By Huck Fairman
Recently the latest United Nations’ report sounded the alarm. If we don’t take the necessary actions, “we are sleepwalking toward climate catastrophe.”
Now the World Meteorological Organization, in its annual state of the global climate report, went further: “Things are getting worse.”
As a result, it’s more urgent than ever to stop using fossil fuels. Only if we all join in, can we prevent climate catastrophe.
Secretary General Taalas of the WMO warned that reducing fossil fuel emission will require adopting “drastic measures.”
Why this sudden alarm? Glaciers and permafrost are melting at rates not expected for decades to come. Our current decade will almost certainly be the warmest on record, as the last two years have been the warmest years on record. While global emissions levels had flattened between 2014–16, the last two years saw a resumption of emission level rises.
As many know, the arctic permafrost has stored great amounts of carbon. If that permafrost melts, as it has begun to, at ever-increasing increasing rates, great amounts of carbon will be released into the atmosphere, producing what scientists call “feedback loops,” where the increasing melting releases ever more carbon, which in turn produces more melting.
These feedback loops, along with the melting of glaciers and sea ice, the increasing frequency and strength of storms, such as the huge cyclone that devastated the Philippines this week, along with wildfires in California and Australia, and water shortages elsewhere have all been predicted for some time now.
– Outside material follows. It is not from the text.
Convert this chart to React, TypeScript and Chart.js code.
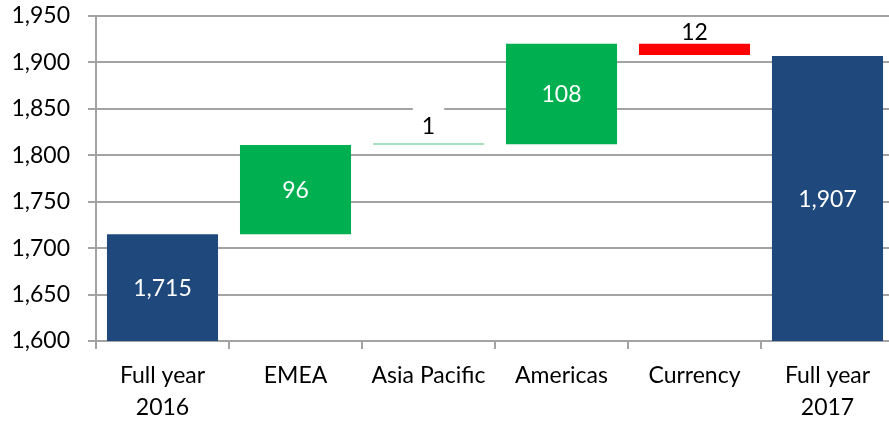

What is new is the unexpected acceleration of these changes.
And while part of that under-estimation came from imperfect measuring technologies, today’s improved, satellite sensors have revealed more clearly the situation mankind has brought upon itself.
Today, scientists have found that Arctic permafrost can range in depth from a few feet below the surface, to several thousand feet, with the consequent increases in the volume of stored carbon.
As that stored carbon is released, it will allow still further warming, melting and carbon releases. Current estimates predict that the Arctic permafrost contains twice as much carbon as is currently in the atmosphere. … What does that mean for our future?
This last summer saw heat from Europe spread north into the Arctic, delivering temperatures 15 degrees higher than normal.
So, not only are temperatures rising, and melting ice and permafrost, but even now the amount of heat-trapping carbon is increasing.
It is possible that in 10 years, at the current rate of warming, summers in the Arctic will be ice-free.
We have known for some time what we need to do. Lately, enhanced meteorological technology has allowed people to see more clearly how we are rapidly bringing change to our planet. And these changes are all encompassing.
Therefore, to respond adequately to these changes, our energy technologies also need to be all encompassing, and undertaken as soon as possible.